American Ethnologist 16 (3): 534-550.
If you can dig this up somewhere .. it had a big impact on the way I think about these things .. I think I read it on an online digital journal thing maybe JSTOR?

"Let me Speak!" Domitila - autobiography of a revolutionary Bolivian working class woman active in the 1970's trade union movement, very interesting on the relationship between gender and class in social movements .. along these lines I appreciated "Rebel Girl" by Elizabeth Gurley Flynn, one of the leaders of the IWW in the 1910's ..

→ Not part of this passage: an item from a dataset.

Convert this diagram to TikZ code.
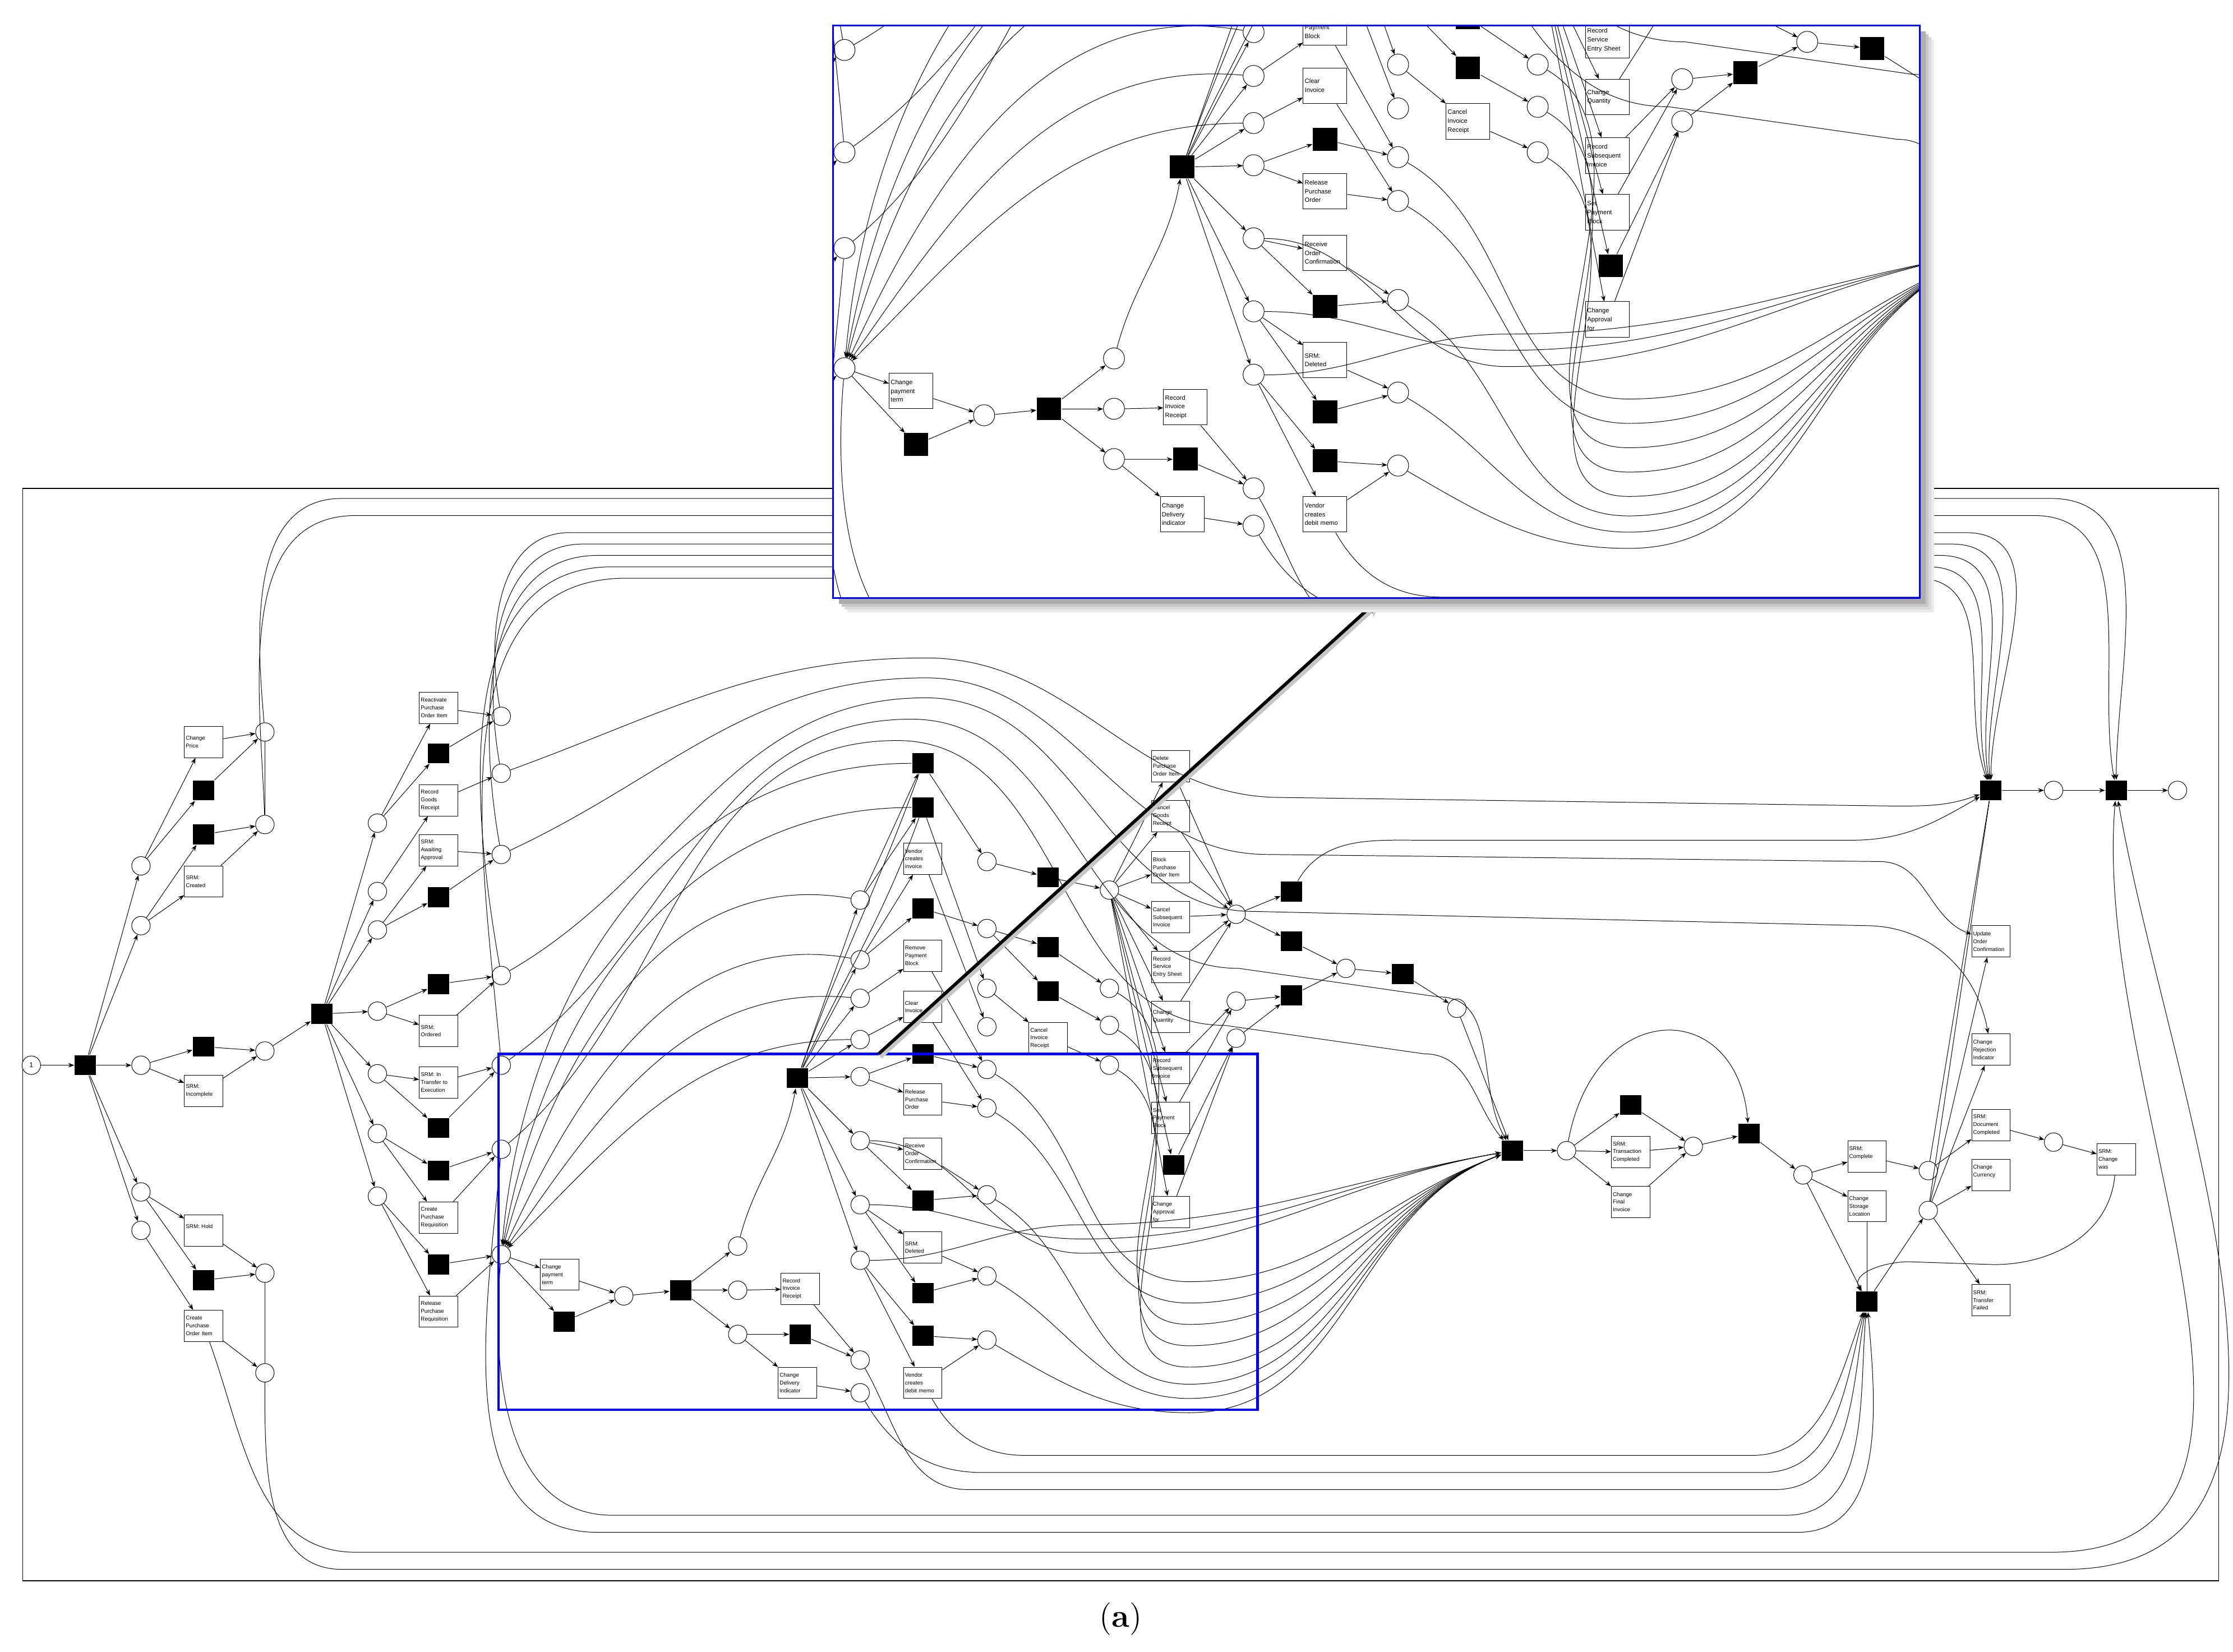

"The Wages of Whiteness" - David Roediger .. The formation of a "white" identity in the U.S. through a Marxist/critical race studies lens. Serious book that's had a huge academic impact and like Jensen's stuff is a critique of a privileged identity, but done in a much much more impressive way..

"Black Skins, White Masks" - Frantz Fanon, a more cultural/psychological look at racial identity from a psychiatrist involved in the Algerian nationalist movement in the 60's.

Posted by: josh at November 14, 2007 12:27 AM

Best comment I've seen on the writers' strike so far: http://ideas.4brad.com/writers-strike-threatening-porn-industry

Posted by: Ping at November 16, 2007 12:24 PM

Heehee! Truly, the industry is in dire straits.

Josh (belatedly): wait, I'm not sure. I remember a Josh from junior high, although last names are completely escaping me, but now I can't remember if there was more than one. Did you by some chance once teach our English class to draw Mr. Boffo? And how on earth did you wind up on my blog anyway?

I'm particularly excited about Rebel Girl, having just finished reading Out To Work and finding the whole union gender relations issue fascinating (and kind of infuriating). And I know I've heard The Wages of Whiteness mentioned before. I will check those out. Thanks!